You can make two half ceramic pieces and cement them together nearly seamlessly with a semiconductor inside. This was common before DIP packages.
In any case, someone who can make a malicious IC die look like a balun could just as easily add their die to the EEPROM package that's intended to be there.

It makes no sense for state-level bad guys to create disguised packages and add them to boards at the assembly house. There are any number of other links in the supply chain where they could accomplish the same goal with an actual nonzero chance of getting away with it.

The key benefit of injecting at the assembly house is that it means you can target the injections based on the final customer. This reduces the footprint of the attack, which reduces the chances of your exploit being publicly exposed, and reduces the risks inherent in scaling up a highly specialised top secret supply chain.
You're arguing against compromising the boards, right?
No.

I'm pointing out an advantage in putting the exploit into the supply chain as late as possible, such that it can be selected for based on customer.

Compromising the motherboard may be a good approach if the boards have some amount of customisation for each customer.

No it wasn’t?

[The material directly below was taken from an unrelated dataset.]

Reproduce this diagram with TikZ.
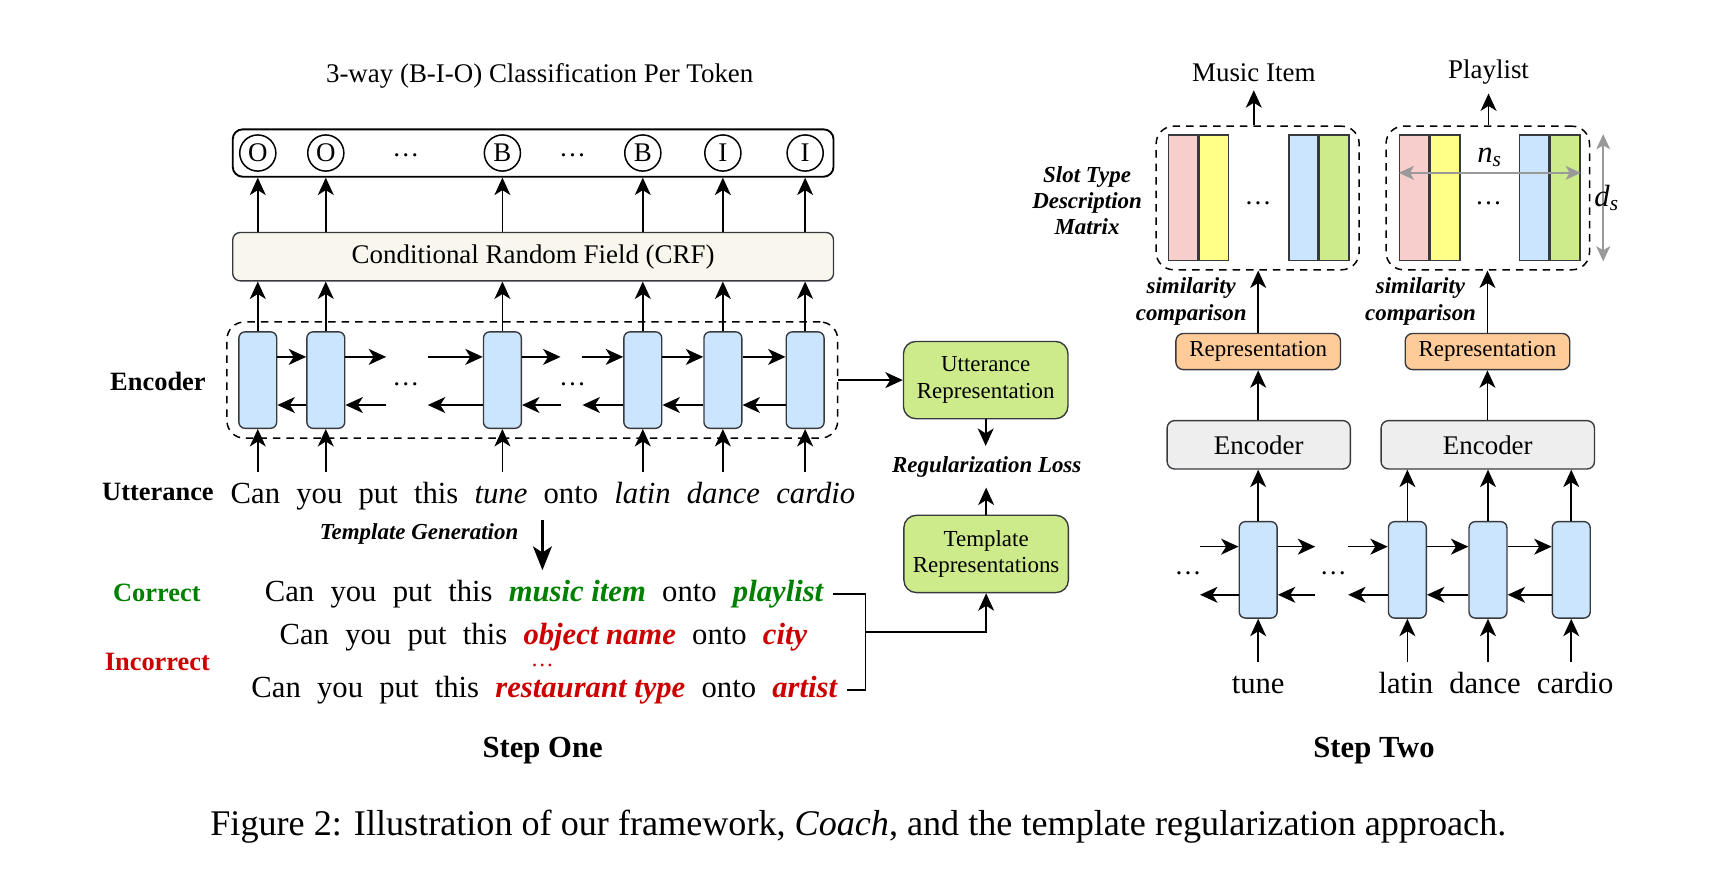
\documentclass[tikz,border=0pt]{standalone}
\usepackage{fontspec}
\setmainfont{Liberation Serif}
\usepackage{tikz}
\usetikzlibrary{arrows.meta,positioning,calc}
\definecolor{cCell}{HTML}{CCE5FF}
\definecolor{cLine}{HTML}{36393D}
\definecolor{cCrf}{HTML}{F9F7ED}
\definecolor{cRep}{HTML}{CDEB8B}
\definecolor{cOrange}{HTML}{FFCC99}
\definecolor{cEnc}{HTML}{EEEEEE}
\definecolor{cPink}{HTML}{F8CECC}
\definecolor{cYellow}{HTML}{FFFF88}
\definecolor{cOk}{HTML}{008000}
\definecolor{cBad}{HTML}{CC0000}
\definecolor{cDim}{HTML}{999999}
\newcommand{\fsMain}{\fontsize{10.8pt}{12.5pt}\selectfont}
\newcommand{\fsSmall}{\fontsize{9.2pt}{10.6pt}\selectfont}
\newcommand{\fsBig}{\fontsize{12.3pt}{14pt}\selectfont}
\newcommand{\fsCap}{\fontsize{14.5pt}{16pt}\selectfont}
\newcommand{\okslot}[1]{{\spaceskip=0pt\color{cOk}\bfseries\itshape #1}}
\newcommand{\badslot}[1]{{\spaceskip=0pt\color{cBad}\bfseries\itshape #1}}
\tikzset{
  arr/.style    = {-{Stealth[length=7pt, width=6.4pt, inset=2pt]}, line width=0.65pt},
  bigarr/.style = {-{Stealth[length=9.5pt, width=7.5pt, inset=2.4pt]}, line width=1.3pt},
  dim/.style    = {{Stealth[length=6pt, width=5.5pt, inset=1.5pt]}-{Stealth[length=6pt, width=5.5pt, inset=1.5pt]},
                   draw=cDim, line width=0.9pt},
  cell/.style   = {rectangle, rounded corners=2.5pt, draw=cLine, fill=cCell, line width=0.55pt,
                   minimum width=15.2pt, minimum height=38.7pt, inner sep=0pt},
  bio/.style    = {circle, draw, line width=0.6pt, minimum size=14.5pt, inner sep=0pt},
  bar/.style    = {rectangle, rounded corners=3pt, draw=cLine, line width=0.55pt, inner sep=0pt},
  grp/.style    = {rectangle, rounded corners=7pt, draw, dash pattern=on 3pt off 2.4pt,
                   line width=0.6pt, inner sep=0pt},
  rep/.style    = {rectangle, rounded corners=5pt, draw=cLine, fill=cRep, line width=0.55pt,
                   align=center, font=\fsSmall, minimum width=66pt, minimum height=31pt, inner sep=0pt},
  col/.style    = {rectangle, draw=cLine, line width=0.6pt, minimum width=11.8pt,
                   minimum height=50.4pt, inner sep=0pt},
  lab/.style    = {font=\fsSmall\bfseries\itshape, align=center, inner sep=1pt},
  side/.style   = {font=\fontsize{10.6pt}{12pt}\selectfont\bfseries, inner sep=1pt},
  word/.style   = {font=\fsBig, inner sep=3.8pt, text height=8.4pt, text depth=2.6pt},
  dots/.style   = {inner sep=0.5pt},
}

\begin{document}
\begin{tikzpicture}[x=0.44pt, y=-0.44pt, font=\fsMain]
  \useasboundingbox (0,0) rectangle (1568,808);

  % ---- step one: BiLSTM-CRF tagger ----
  \node (title) at (492,69) {3-way (B-I-O) Classification Per Token};
  \node[bar, fill=white, draw=black, line width=0.75pt, rounded corners=4pt, minimum width=241pt, minimum height=19pt] (outs) at (486,139.5) {};
  \node[bar, fill=cCrf, minimum width=241pt, minimum height=19.4pt] (crf) at (486,234) {Conditional Random Field (CRF)};
  \node[grp, minimum width=245pt, minimum height=46.6pt] (enc) at (485.3,346.5) {};
  \foreach \x/\t [count=\i] in {235/O,297/O,458/B,586/B,659/I,734/I} {
    \node[bio] (t\i) at (\x,139.5) {\t};
    \node[cell] (c\i) at (\x,346.5) {};
    \draw[arr] (c\i.north) -- (crf.south -| c\i);
    \draw[arr] (crf.north -| c\i) -- (outs.south -| t\i);
  }
  \node[dots] (da) at (370,142) {\ldots};
  \node[dots] (db) at (522,142) {\ldots};

  % recurrent links
  \coordinate (ga) at (352,346.5); \coordinate (gb) at (390,346.5);
  \coordinate (gc) at (511,346.5); \coordinate (gd) at (531,346.5);
  \foreach \a/\b in {1/2,4/5,5/6} {
    \draw[arr] ([yshift=9.3pt]c\a.east) -- ([yshift=9.3pt]c\b.west);
    \draw[arr] ([yshift=-10pt]c\b.west) -- ([yshift=-10pt]c\a.east);
  }
  \foreach \l/\p/\q/\r in {2/ga/gb/3,3/gc/gd/4} {
    \draw[arr] ([yshift=9.3pt]c\l.east) -- ([yshift=9.3pt]\p);
    \draw[arr] ([yshift=9.3pt]\q) -- ([yshift=9.3pt]c\r.west);
    \draw[arr] ([yshift=-10pt]\p) -- ([yshift=-10pt]c\l.east);
    \draw[arr] ([yshift=-10pt]c\r.west) -- ([yshift=-10pt]\q);
  }
  \node[dots] (dc) at (370,350) {\ldots};
  \node[dots] (dd) at (522,350) {\ldots};

  \node[side] (encl) at (144,348) {Encoder};
  \node[side, anchor=base] (uttl) at (144,456) {Utterance};
  \node[word, anchor=base] (utt) at (495,458.7)
    {\spaceskip=0.53em Can you put this \textit{tune} onto \textit{latin dance cardio}};
  \foreach \i in {1,...,6} \draw[arr] (utt.north -| c\i) -- (c\i.south);

  % templates
  \node[word, anchor=base] (tpl1) at (496,548)
    {\spaceskip=0.53em Can you put this \okslot{music item} onto \okslot{playlist}};
  \node[word, anchor=base] (tpl2) at (495.4,588)
    {\spaceskip=0.53em Can you put this \badslot{object name} onto \badslot{city}};
  \node[dots, text=cBad, font=\fsSmall] (de) at (494.5,607) {\ldots};
  \node[word, anchor=base] (tpl3) at (496.2,635.5)
    {\spaceskip=0.53em Can you put this \badslot{restaurant type} onto \badslot{artist}};
  \draw[bigarr] (utt.south -| de) -- (tpl1.north -| de);
  \node[lab] (tgen) at (382,487) {Template Generation};
  \node[side, anchor=base, text=cOk] (okl) at (143,548) {Correct};
  \node[side, anchor=base, text=cBad] (badl) at (143.5,611) {Incorrect};

  \coordinate (brk) at (789,576);
  \draw[line width=0.65pt] (tpl1.east) -- (brk |- tpl1.east) -- (brk |- tpl3.east) -- (tpl3.east);

  % regularization
  \node[rep] (urep) at (898.6,346.5) {Utterance\\Representation};
  \node[rep] (trep) at (899,505) {Template\\Representations};
  \node[lab, inner ysep=4pt] (rloss) at (899.5,425.5) {Regularization Loss};
  \draw[arr] (enc.east) -- (urep.west);
  \draw[arr] (urep.south) -- (rloss.north -| urep.south);
  \draw[arr] (trep.north) -- (rloss.south -| trep.north);
  \draw[arr] (brk) -| (trep.south);

  \node[font=\fsBig\bfseries, anchor=base] (one) at (494.7,691) {Step One};

  % ---- step two: slot value matching ----
  \node (mi) at (1143,66) {Music Item};
  \node (pl) at (1357,66) {Playlist};
  \node[grp, minimum width=81.4pt, minimum height=57.6pt] (m1) at (1146.5,180.5) {};
  \node[grp, minimum width=81.6pt, minimum height=57.6pt] (m2) at (1356.3,180.5) {};
  \foreach \m/\xa/\xb in {1/1078.5/1188.3, 2/1289.3/1398.8} {
    \node[col, fill=cPink] (pk\m) at (\xa,180.3) {};
    \node[col, fill=cYellow, right=0pt of pk\m] (ye\m) {};
    \node[col, fill=cCell] (bl\m) at (\xb,180.3) {};
    \node[col, fill=cRep, right=0pt of bl\m] (gn\m) {};
  }
  \node[dots] (df) at (1147,185) {\ldots};
  \node[dots] (dg) at (1357,185) {\ldots};
  \draw[arr] (m1.north -| mi) -- (mi.south);
  \draw[arr] (m2.north -| pl) -- (pl.south);

  \node[lab] (slot) at (991,183) {Slot Type\\Description\\Matrix};
  \draw[dim] ([yshift=10pt]pk2.west) -- node[above, inner sep=2pt, font=\fsBig] (ns) {\textit{n\textsubscript{s}}} ([yshift=10pt]gn2.east);
  \draw[dim] ([xshift=9pt]gn2.north east) -- node[font=\fsBig, xshift=1.5pt, inner sep=0pt] (ds) {\textit{d\textsubscript{s}}} ([xshift=9pt]gn2.south east);

  \node[bar, fill=cOrange, font=\fsSmall, minimum width=66pt, minimum height=14.5pt] (r1) at (1147,320.5) {Representation};
  \node[bar, fill=cOrange, font=\fsSmall, minimum width=66pt, minimum height=14.5pt] (r2) at (1356,320.5) {Representation};
  \node[lab] (sim1) at (1086,275) {similarity\\comparison};
  \node[lab] (sim2) at (1295,275) {similarity\\comparison};
  \draw[arr] (r1.north) -- (m1.south -| r1);
  \draw[arr] (r2.north) -- (m2.south -| r2);

  \node[bar, fill=cEnc, minimum width=73.5pt, minimum height=19.4pt] (e1) at (1147.5,405.5) {Encoder};
  \node[bar, fill=cEnc, minimum width=85.6pt, minimum height=19.4pt] (e2) at (1356.3,405.5) {Encoder};
  \draw[arr] (e1.north -| r1) -- (r1.south);
  \draw[arr] (e2.north -| r2) -- (r2.south);

  \node[cell] (rc1) at (1147,519.5) {};
  \node[cell] (rc2) at (1283,519.5) {};
  \node[cell] (rc3) at (1356.5,519.5) {};
  \node[cell] (rc4) at (1432.4,519.5) {};
  \draw[arr] (rc1.north) -- (e1.south -| rc1);
  \foreach \i in {2,3,4} \draw[arr] (rc\i.north) -- (e2.south -| rc\i);

  \coordinate (ha) at (1094,519.5); \coordinate (hb) at (1199,519.5); \coordinate (hc) at (1229,519.5);
  \draw[arr] ([yshift=9.3pt]ha) -- ([yshift=9.3pt]rc1.west);
  \draw[arr] ([yshift=9.3pt]rc1.east) -- ([yshift=9.3pt]hb);
  \draw[arr] ([yshift=9.3pt]hc) -- ([yshift=9.3pt]rc2.west);
  \draw[arr] ([yshift=-10pt]rc1.west) -- ([yshift=-10pt]ha);
  \draw[arr] ([yshift=-10pt]hb) -- ([yshift=-10pt]rc1.east);
  \draw[arr] ([yshift=-10pt]rc2.west) -- ([yshift=-10pt]hc);
  \foreach \a/\b in {2/3,3/4} {
    \draw[arr] ([yshift=9.3pt]rc\a.east) -- ([yshift=9.3pt]rc\b.west);
    \draw[arr] ([yshift=-10pt]rc\b.west) -- ([yshift=-10pt]rc\a.east);
  }
  \node[dots] (dh) at (1083,522.5) {\ldots};
  \node[dots] (di) at (1215.6,522.5) {\ldots};

  \foreach \x/\w [count=\i] in {1147/tune, 1281.6/latin, 1353.8/dance, 1436/cardio} {
    \node[word, anchor=base] (rw\i) at (\x,632) {\w};
    \draw[arr] (rc\i |- rw\i.north) -- (rc\i.south);
  }

  \node[font=\fsBig\bfseries, anchor=base] (two) at (1252.6,691) {Step Two};

  % caption
  \node[font=\fsCap, anchor=base] (cap) at (782.5,762)
    {Figure 2: Illustration of our framework, \textit{Coach}, and the template regularization approach.};
\end{tikzpicture}
\end{document}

They used to use gold caps.

You could absolutely use a novel manufacturing technique to make something that looks like the picture in the article.

It wouldn’t make much sense to do so, because that part doesn’t even belong on a computer motherboard, it’s an RF component.

That’s fair enough, I don’t think that process would work here though?

I also don’t understand why you would do that. Given the ceramic part in question doesn’t look like anything that would be on a motherboard, and has been identified as an RF component.

I was going to say, the number of ways to make something look like a ceramic component are more relevant.